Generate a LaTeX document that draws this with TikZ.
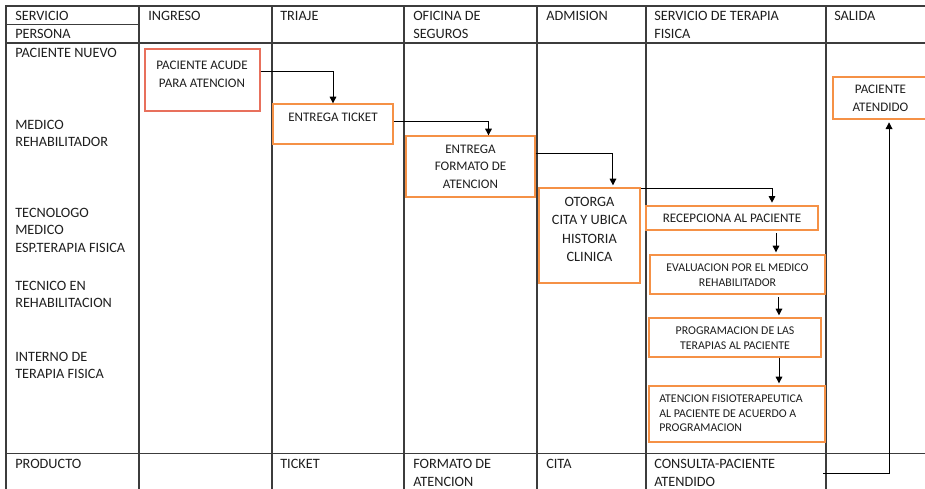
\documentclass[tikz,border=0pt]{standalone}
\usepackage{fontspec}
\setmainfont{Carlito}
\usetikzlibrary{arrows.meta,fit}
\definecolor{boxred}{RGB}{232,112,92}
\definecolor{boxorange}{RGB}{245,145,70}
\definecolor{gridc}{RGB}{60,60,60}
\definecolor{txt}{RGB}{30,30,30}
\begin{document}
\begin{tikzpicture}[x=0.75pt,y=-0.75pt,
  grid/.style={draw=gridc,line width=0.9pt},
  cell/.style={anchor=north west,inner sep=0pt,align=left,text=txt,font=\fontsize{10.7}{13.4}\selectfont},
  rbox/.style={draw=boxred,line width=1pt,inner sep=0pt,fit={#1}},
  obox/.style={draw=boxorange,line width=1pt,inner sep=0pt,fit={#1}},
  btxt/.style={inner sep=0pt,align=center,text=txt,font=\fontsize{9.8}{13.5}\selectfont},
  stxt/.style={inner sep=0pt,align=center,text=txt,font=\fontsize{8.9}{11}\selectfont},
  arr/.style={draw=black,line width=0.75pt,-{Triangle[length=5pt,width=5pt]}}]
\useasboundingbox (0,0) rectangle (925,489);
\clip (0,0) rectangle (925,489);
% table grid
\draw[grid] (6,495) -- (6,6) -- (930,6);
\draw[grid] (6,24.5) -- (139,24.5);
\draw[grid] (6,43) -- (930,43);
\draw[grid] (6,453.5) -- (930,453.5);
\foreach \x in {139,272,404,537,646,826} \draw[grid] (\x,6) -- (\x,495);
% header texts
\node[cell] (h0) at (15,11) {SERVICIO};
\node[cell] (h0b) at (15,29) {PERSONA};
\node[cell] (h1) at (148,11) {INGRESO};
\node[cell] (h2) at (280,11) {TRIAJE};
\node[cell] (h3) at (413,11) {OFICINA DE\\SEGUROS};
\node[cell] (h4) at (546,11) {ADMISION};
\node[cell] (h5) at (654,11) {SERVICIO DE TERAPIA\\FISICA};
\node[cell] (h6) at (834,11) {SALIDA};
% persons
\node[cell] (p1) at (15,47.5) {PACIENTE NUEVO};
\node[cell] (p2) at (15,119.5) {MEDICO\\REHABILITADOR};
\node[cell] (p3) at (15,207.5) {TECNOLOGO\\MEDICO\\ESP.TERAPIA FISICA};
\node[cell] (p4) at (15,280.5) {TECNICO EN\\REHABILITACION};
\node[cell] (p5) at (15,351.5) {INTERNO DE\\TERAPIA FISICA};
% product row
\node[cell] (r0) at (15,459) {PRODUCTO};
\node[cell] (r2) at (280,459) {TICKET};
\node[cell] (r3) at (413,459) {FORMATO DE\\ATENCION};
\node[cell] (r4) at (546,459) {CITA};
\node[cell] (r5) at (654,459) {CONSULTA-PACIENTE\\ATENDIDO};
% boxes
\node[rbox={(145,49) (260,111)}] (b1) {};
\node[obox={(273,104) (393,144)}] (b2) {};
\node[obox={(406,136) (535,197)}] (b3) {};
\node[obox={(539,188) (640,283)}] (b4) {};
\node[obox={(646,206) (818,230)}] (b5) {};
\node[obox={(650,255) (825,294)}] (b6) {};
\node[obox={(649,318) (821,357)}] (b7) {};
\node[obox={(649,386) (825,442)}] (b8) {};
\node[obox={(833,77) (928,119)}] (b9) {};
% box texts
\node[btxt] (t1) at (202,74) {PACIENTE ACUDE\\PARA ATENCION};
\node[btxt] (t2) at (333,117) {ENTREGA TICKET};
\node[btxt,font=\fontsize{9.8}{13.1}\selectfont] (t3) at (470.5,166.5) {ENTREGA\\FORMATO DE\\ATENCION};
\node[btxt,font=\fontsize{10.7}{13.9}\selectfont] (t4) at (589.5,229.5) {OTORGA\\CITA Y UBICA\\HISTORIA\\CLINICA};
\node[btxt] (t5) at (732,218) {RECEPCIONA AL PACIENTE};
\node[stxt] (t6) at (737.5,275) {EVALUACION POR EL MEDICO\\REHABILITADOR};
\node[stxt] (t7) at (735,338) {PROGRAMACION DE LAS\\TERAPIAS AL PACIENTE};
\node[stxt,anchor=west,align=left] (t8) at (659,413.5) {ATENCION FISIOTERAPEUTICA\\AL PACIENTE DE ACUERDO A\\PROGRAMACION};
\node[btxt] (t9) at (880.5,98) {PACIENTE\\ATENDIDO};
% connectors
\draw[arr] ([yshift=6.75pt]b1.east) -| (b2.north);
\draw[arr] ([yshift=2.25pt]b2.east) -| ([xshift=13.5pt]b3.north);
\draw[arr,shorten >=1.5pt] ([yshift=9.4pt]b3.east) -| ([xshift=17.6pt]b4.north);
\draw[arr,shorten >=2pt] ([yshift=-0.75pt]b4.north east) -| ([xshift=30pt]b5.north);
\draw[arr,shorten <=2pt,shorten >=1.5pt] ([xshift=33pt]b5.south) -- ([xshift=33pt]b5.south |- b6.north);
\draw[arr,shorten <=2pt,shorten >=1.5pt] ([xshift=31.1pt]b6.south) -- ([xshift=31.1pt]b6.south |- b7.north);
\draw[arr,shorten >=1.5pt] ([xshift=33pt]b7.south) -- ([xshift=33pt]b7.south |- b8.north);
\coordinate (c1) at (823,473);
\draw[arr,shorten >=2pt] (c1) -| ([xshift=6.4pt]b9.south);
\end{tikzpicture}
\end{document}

■ ■ ■ ■ ■

Your objective. Take the listing above and print it exactly, apart from the pictures.

Exercise result.
Generate a LaTeX document that draws this with TikZ.
\documentclass[tikz,border=0pt]{standalone}
\usepackage{fontspec}
\setmainfont{Carlito}
\usetikzlibrary{arrows.meta,fit}
\definecolor{boxred}{RGB}{232,112,92}
\definecolor{boxorange}{RGB}{245,145,70}
\definecolor{gridc}{RGB}{60,60,60}
\definecolor{txt}{RGB}{30,30,30}
\begin{document}
\begin{tikzpicture}[x=0.75pt,y=-0.75pt,
  grid/.style={draw=gridc,line width=0.9pt},
  cell/.style={anchor=north west,inner sep=0pt,align=left,text=txt,font=\fontsize{10.7}{13.4}\selectfont},
  rbox/.style={draw=boxred,line width=1pt,inner sep=0pt,fit={#1}},
  obox/.style={draw=boxorange,line width=1pt,inner sep=0pt,fit={#1}},
  btxt/.style={inner sep=0pt,align=center,text=txt,font=\fontsize{9.8}{13.5}\selectfont},
  stxt/.style={inner sep=0pt,align=center,text=txt,font=\fontsize{8.9}{11}\selectfont},
  arr/.style={draw=black,line width=0.75pt,-{Triangle[length=5pt,width=5pt]}}]
\useasboundingbox (0,0) rectangle (925,489);
\clip (0,0) rectangle (925,489);
% table grid
\draw[grid] (6,495) -- (6,6) -- (930,6);
\draw[grid] (6,24.5) -- (139,24.5);
\draw[grid] (6,43) -- (930,43);
\draw[grid] (6,453.5) -- (930,453.5);
\foreach \x in {139,272,404,537,646,826} \draw[grid] (\x,6) -- (\x,495);
% header texts
\node[cell] (h0) at (15,11) {SERVICIO};
\node[cell] (h0b) at (15,29) {PERSONA};
\node[cell] (h1) at (148,11) {INGRESO};
\node[cell] (h2) at (280,11) {TRIAJE};
\node[cell] (h3) at (413,11) {OFICINA DE\\SEGUROS};
\node[cell] (h4) at (546,11) {ADMISION};
\node[cell] (h5) at (654,11) {SERVICIO DE TERAPIA\\FISICA};
\node[cell] (h6) at (834,11) {SALIDA};
% persons
\node[cell] (p1) at (15,47.5) {PACIENTE NUEVO};
\node[cell] (p2) at (15,119.5) {MEDICO\\REHABILITADOR};
\node[cell] (p3) at (15,207.5) {TECNOLOGO\\MEDICO\\ESP.TERAPIA FISICA};
\node[cell] (p4) at (15,280.5) {TECNICO EN\\REHABILITACION};
\node[cell] (p5) at (15,351.5) {INTERNO DE\\TERAPIA FISICA};
% product row
\node[cell] (r0) at (15,459) {PRODUCTO};
\node[cell] (r2) at (280,459) {TICKET};
\node[cell] (r3) at (413,459) {FORMATO DE\\ATENCION};
\node[cell] (r4) at (546,459) {CITA};
\node[cell] (r5) at (654,459) {CONSULTA-PACIENTE\\ATENDIDO};
% boxes
\node[rbox={(145,49) (260,111)}] (b1) {};
\node[obox={(273,104) (393,144)}] (b2) {};
\node[obox={(406,136) (535,197)}] (b3) {};
\node[obox={(539,188) (640,283)}] (b4) {};
\node[obox={(646,206) (818,230)}] (b5) {};
\node[obox={(650,255) (825,294)}] (b6) {};
\node[obox={(649,318) (821,357)}] (b7) {};
\node[obox={(649,386) (825,442)}] (b8) {};
\node[obox={(833,77) (928,119)}] (b9) {};
% box texts
\node[btxt] (t1) at (202,74) {PACIENTE ACUDE\\PARA ATENCION};
\node[btxt] (t2) at (333,117) {ENTREGA TICKET};
\node[btxt,font=\fontsize{9.8}{13.1}\selectfont] (t3) at (470.5,166.5) {ENTREGA\\FORMATO DE\\ATENCION};
\node[btxt,font=\fontsize{10.7}{13.9}\selectfont] (t4) at (589.5,229.5) {OTORGA\\CITA Y UBICA\\HISTORIA\\CLINICA};
\node[btxt] (t5) at (732,218) {RECEPCIONA AL PACIENTE};
\node[stxt] (t6) at (737.5,275) {EVALUACION POR EL MEDICO\\REHABILITADOR};
\node[stxt] (t7) at (735,338) {PROGRAMACION DE LAS\\TERAPIAS AL PACIENTE};
\node[stxt,anchor=west,align=left] (t8) at (659,413.5) {ATENCION FISIOTERAPEUTICA\\AL PACIENTE DE ACUERDO A\\PROGRAMACION};
\node[btxt] (t9) at (880.5,98) {PACIENTE\\ATENDIDO};
% connectors
\draw[arr] ([yshift=6.75pt]b1.east) -| (b2.north);
\draw[arr] ([yshift=2.25pt]b2.east) -| ([xshift=13.5pt]b3.north);
\draw[arr,shorten >=1.5pt] ([yshift=9.4pt]b3.east) -| ([xshift=17.6pt]b4.north);
\draw[arr,shorten >=2pt] ([yshift=-0.75pt]b4.north east) -| ([xshift=30pt]b5.north);
\draw[arr,shorten <=2pt,shorten >=1.5pt] ([xshift=33pt]b5.south) -- ([xshift=33pt]b5.south |- b6.north);
\draw[arr,shorten <=2pt,shorten >=1.5pt] ([xshift=31.1pt]b6.south) -- ([xshift=31.1pt]b6.south |- b7.north);
\draw[arr,shorten >=1.5pt] ([xshift=33pt]b7.south) -- ([xshift=33pt]b7.south |- b8.north);
\coordinate (c1) at (823,473);
\draw[arr,shorten >=2pt] (c1) -| ([xshift=6.4pt]b9.south);
\end{tikzpicture}
\end{document}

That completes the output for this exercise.